■ **Material provided**
** Begin **

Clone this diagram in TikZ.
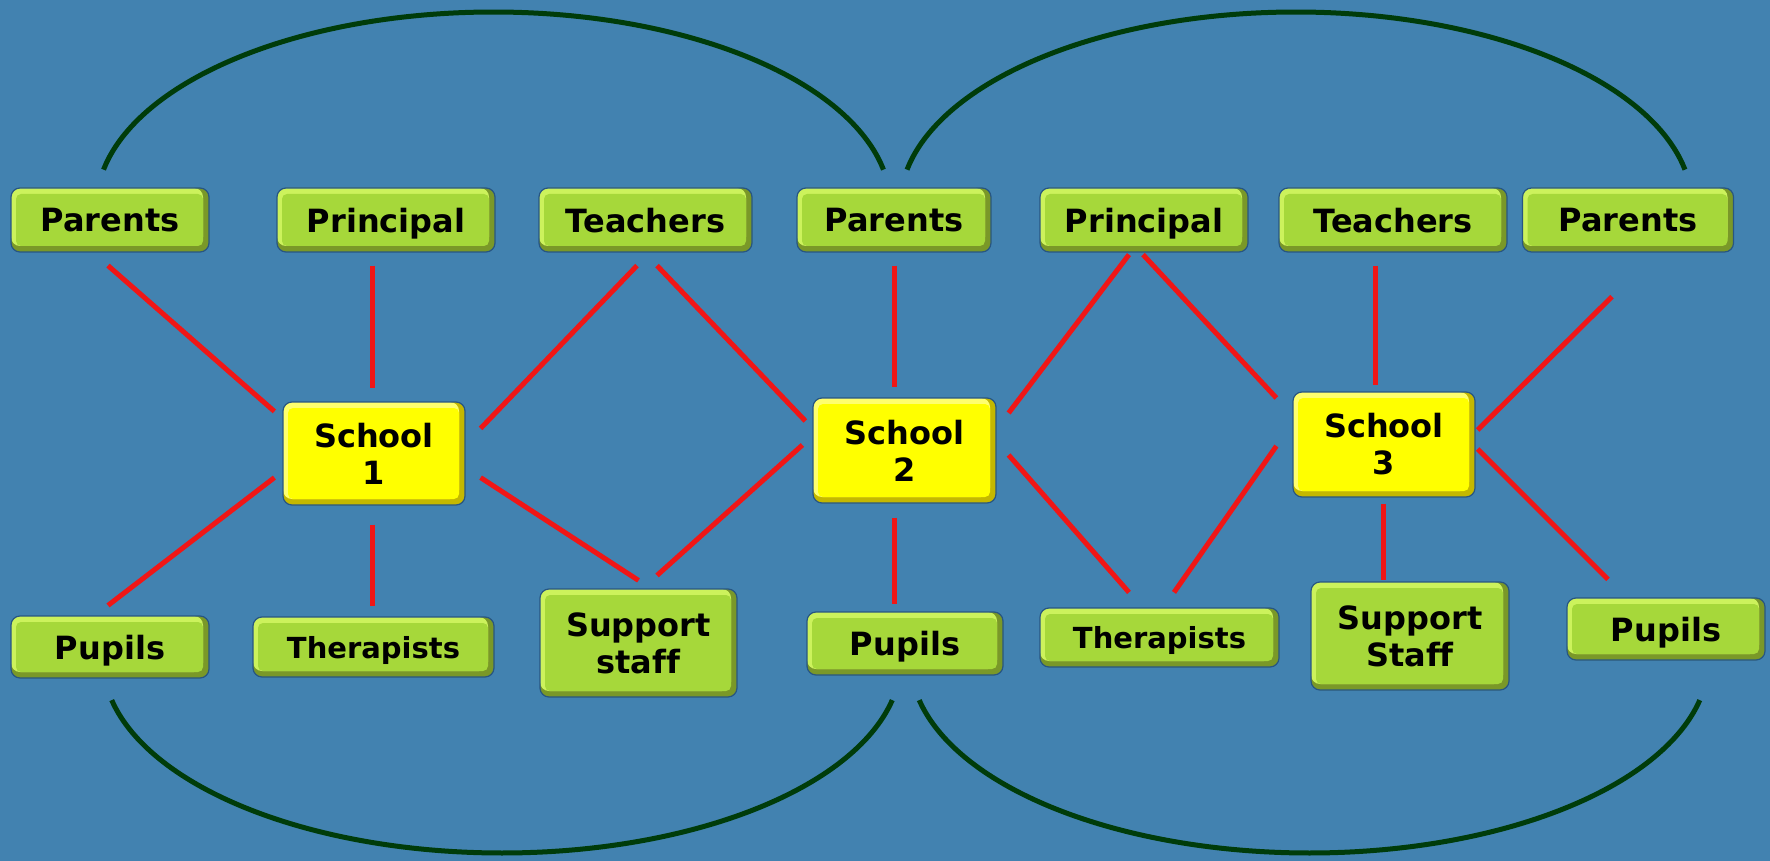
\documentclass[tikz,border=0pt]{standalone}
\usepackage{fontspec}
\newfontfamily\dvs{DejaVu Sans}[Ligatures=CommonOff]
\definecolor{bg}{RGB}{66,130,176}
\definecolor{arcgreen}{RGB}{0,60,10}
\definecolor{linkred}{RGB}{240,22,22}
\definecolor{gmid}{RGB}{166,216,58}
\definecolor{gtop}{RGB}{204,242,92}
\definecolor{gdark}{RGB}{122,152,40}
\definecolor{ymid}{RGB}{255,255,0}
\definecolor{ytop}{RGB}{255,255,110}
\definecolor{ydark}{RGB}{196,184,0}
\definecolor{boxedge}{RGB}{40,86,130}
\tikzset{
  box3d/.style n args={3}{rounded corners=9pt, fill=#3, draw=boxedge, line width=1.2pt,
    inner sep=0pt, align=center, text=black,
    font=\dvs\bfseries\fontsize{32}{37}\selectfont,
    path picture={
      \fill[#2] (path picture bounding box.north west) rectangle ([xshift=-6pt,yshift=6pt]path picture bounding box.south east);
      \fill[#1, rounded corners=5pt] ([xshift=5pt,yshift=-6pt]path picture bounding box.north west) rectangle ([xshift=-6pt,yshift=6pt]path picture bounding box.south east);
    }},
  gbox/.style={box3d={gmid}{gtop}{gdark}},
  ybox/.style={box3d={ymid}{ytop}{ydark}},
  oneline/.style={text depth=0pt},
  smalltext/.style={font=\dvs\bfseries\fontsize{29}{34}\selectfont},
  link/.style={draw=linkred, line width=5pt},
  loop/.style={draw=arcgreen, line width=5pt},
}
\begin{document}
\begin{tikzpicture}[x=1pt,y=-1pt]
\fill[bg] (0,0) rectangle (1770,861);
% top row
\node[gbox, oneline, minimum width=198pt, minimum height=64pt] (par1) at (110,220) {Parents};
\node[gbox, oneline, minimum width=218pt, minimum height=64pt] (pri1) at (386,220) {Principal};
\node[gbox, oneline, minimum width=213pt, minimum height=64pt] (tea1) at (645.5,220) {Teachers};
\node[gbox, oneline, minimum width=194pt, minimum height=64pt] (par2) at (894,220) {Parents};
\node[gbox, oneline, minimum width=208pt, minimum height=64pt] (pri2) at (1144,220) {Principal};
\node[gbox, oneline, minimum width=228pt, minimum height=64pt] (tea2) at (1393,220) {Teachers};
\node[gbox, oneline, minimum width=211pt, minimum height=64pt] (par3) at (1628,220) {Parents};
% schools
\node[ybox, minimum width=182pt, minimum height=103pt] (s1) at (374,453.5) {School\\1};
\node[ybox, minimum width=183pt, minimum height=105pt] (s2) at (904.5,450.5) {School\\2};
\node[ybox, minimum width=182pt, minimum height=105pt] (s3) at (1384,444.5) {School\\3};
% bottom row
\node[gbox, oneline, minimum width=198pt, minimum height=62pt] (pup1) at (110,647) {Pupils};
\node[gbox, oneline, smalltext, minimum width=241pt, minimum height=60pt] (ther1) at (373.5,647) {Therapists};
\node[gbox, minimum width=197pt, minimum height=108pt] (sup1) at (638.5,643) {Support\\staff};
\node[gbox, oneline, minimum width=196pt, minimum height=63pt] (pup2) at (905,643.5) {Pupils};
\node[gbox, oneline, smalltext, minimum width=239pt, minimum height=59pt] (ther2) at (1159.5,637.5) {Therapists};
\node[gbox, minimum width=198pt, minimum height=108pt] (sup2) at (1410,636) {Support\\Staff};
\node[gbox, oneline, minimum width=198pt, minimum height=62pt] (pup3) at (1666,629) {Pupils};
% red links
\draw[link] ([shift={(-2,13)}]par1.south) -- ([shift={(-8,10)}]s1.north west);
\draw[link] ([shift={(-14,13)}]pri1.south) -- ([shift={(-2,-13)}]s1.north);
\draw[link] ([shift={(-8.5,13)}]tea1.south) -- ([shift={(15,27)}]s1.north east);
\draw[link] ([shift={(-8,-28)}]s1.south west) -- ([shift={(-2,-10)}]pup1.north);
\draw[link] ([shift={(-2,19)}]s1.south) -- ([shift={(-1.5,-10)}]ther1.north);
\draw[link] ([shift={(15,-28)}]s1.south east) -- ([shift={(0,-8)}]sup1.north);
\draw[link] ([shift={(11.5,13)}]tea1.south) -- ([shift={(-7,-29.5)}]s2.west);
\draw[link] ([shift={(18.5,-13)}]sup1.north) -- ([shift={(-10,-5.5)}]s2.west);
\draw[link] ([shift={(0,13)}]par2.south) -- ([shift={(-10.5,-10)}]s2.north);
\draw[link] ([shift={(-10.5,14)}]s2.south) -- ([shift={(-11,-7)}]pup2.north);
\draw[link] ([shift={(12,-37.5)}]s2.east) -- ([shift={(-15,2)}]pri2.south);
\draw[link] ([shift={(12,4.5)}]s2.east) -- ([shift={(-30.5,-15)}]ther2.north);
\draw[link] ([shift={(-1,2)}]pri2.south) -- ([shift={(-16,-46.5)}]s3.west);
\draw[link] ([shift={(14.5,-15)}]ther2.north) -- ([shift={(-16,1.5)}]s3.west);
\draw[link] ([shift={(-18,13)}]tea2.south) -- ([shift={(-9,-6)}]s3.north);
\draw[link] ([shift={(-1,6)}]s3.south) -- ([shift={(-27,-1)}]sup2.north);
\draw[link] ([shift={(2,-14.5)}]s3.east) -- ([shift={(-16,44)}]par3.south);
\draw[link] ([shift={(2,4.5)}]s3.east) -- ([shift={(-58,-18)}]pup3.north);
% green loops
\draw[loop] plot[domain=10.8:169.2, samples=80, smooth] ({493.5+397*cos(\x)},{206-194*sin(\x)});
\draw[loop] plot[domain=10.8:169.2, samples=80, smooth] ({1296+396*cos(\x)},{206-194*sin(\x)});
\draw[loop] plot[domain=12:168, samples=80, smooth] ({502+399*cos(\x)},{660+193*sin(\x)});
\draw[loop] plot[domain=12:168, samples=80, smooth] ({1309.5+399*cos(\x)},{660+193*sin(\x)});
\end{tikzpicture}
\end{document}
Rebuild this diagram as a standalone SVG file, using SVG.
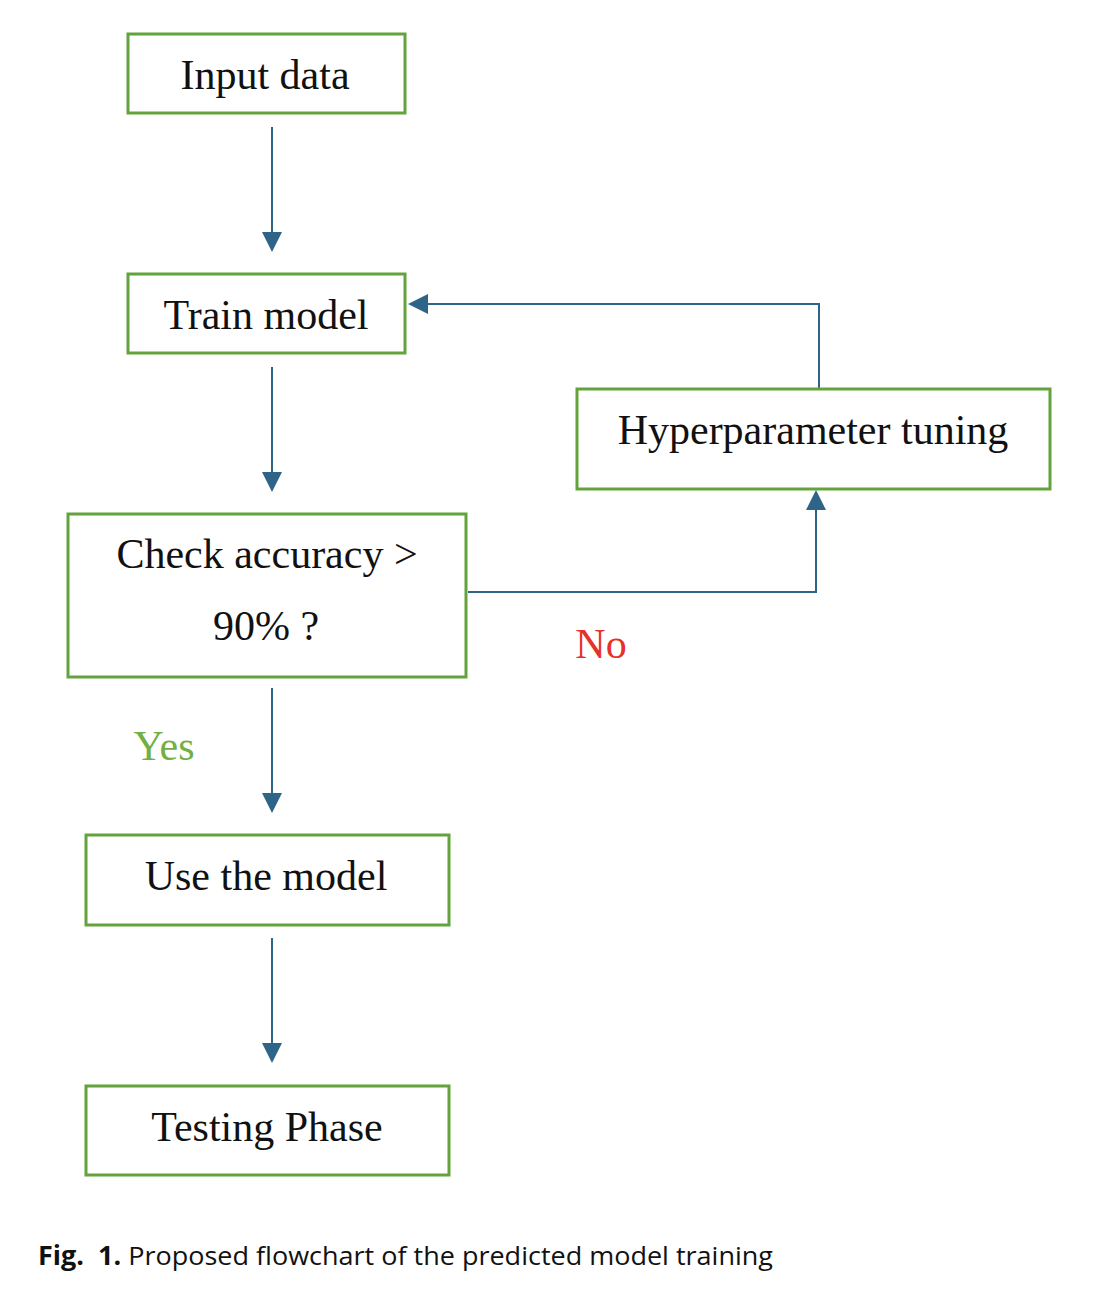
<svg xmlns="http://www.w3.org/2000/svg" width="1108" height="1294" viewBox="0 0 1108 1294">
<style>
.box{fill:#fff;stroke:#62a33c;stroke-width:3}
.t{font-family:"Liberation Serif","Times New Roman",serif;font-size:42px;fill:#111;text-anchor:middle}
.c{fill:none;stroke:#2f6489;stroke-width:2}
.cap{font-family:"Open Sans","Liberation Sans",sans-serif;font-size:26px;fill:#111}
</style>
<defs>
<marker id="ah" viewBox="0 0 10 10" refX="10" refY="5" markerWidth="10" markerHeight="10" markerUnits="userSpaceOnUse" orient="auto">
<path d="M0,0 L10,5 L0,10 Z" fill="#2f6489"/>
</marker>
</defs>
<rect width="1108" height="1294" fill="#fff"/>
<g id="connectors">
<path class="c" d="M272,127 V234"/>
<path d="M262,232 L282,232 L272,252 Z" fill="#2f6489"/>
<path class="c" d="M272,367 V474"/>
<path d="M262,472 L282,472 L272,492 Z" fill="#2f6489"/>
<path class="c" d="M272,688 V795"/>
<path d="M262,793 L282,793 L272,813 Z" fill="#2f6489"/>
<path class="c" d="M272,938 V1045"/>
<path d="M262,1043 L282,1043 L272,1063 Z" fill="#2f6489"/>
<path class="c" d="M819,389 V304 H426"/>
<path d="M428,294 L428,314 L408,304 Z" fill="#2f6489"/>
<path class="c" d="M468,592 H816 V508"/>
<path d="M806,510 L826,510 L816,490 Z" fill="#2f6489"/>
</g>
<g id="input"><rect class="box" x="128" y="34" width="277" height="79"/><text class="t" x="265" y="89">Input data</text></g>
<g id="train"><rect class="box" x="128" y="274" width="277" height="79"/><text class="t" x="266" y="329">Train model</text></g>
<g id="hyper"><rect class="box" x="577" y="389" width="473" height="100"/><text class="t" x="813" y="444">Hyperparameter tuning</text></g>
<g id="check"><rect class="box" x="68" y="514" width="398" height="163"/><text class="t" x="267" y="568">Check accuracy &gt;</text><text class="t" x="266" y="640">90% ?</text></g>
<g id="use"><rect class="box" x="86" y="835" width="363" height="90"/><text class="t" x="266" y="890">Use the model</text></g>
<g id="testing"><rect class="box" x="86" y="1086" width="363" height="89"/><text class="t" x="267" y="1141">Testing Phase</text></g>
<g id="labels">
<text class="t" x="601" y="658" style="fill:#e8302a">No</text>
<text class="t" x="164" y="760" style="fill:#72b043">Yes</text>
</g>
<text class="cap" x="38" y="1265" textLength="735" lengthAdjust="spacingAndGlyphs"><tspan font-weight="bold">Fig.&#160; 1.</tspan> Proposed flowchart of the predicted model training</text>
</svg>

** End **

■ **Brief**
Using the listing above, say how many of its lines contain the string "standalone", giving nothing but the figure.

■ **Solution for this problem**
2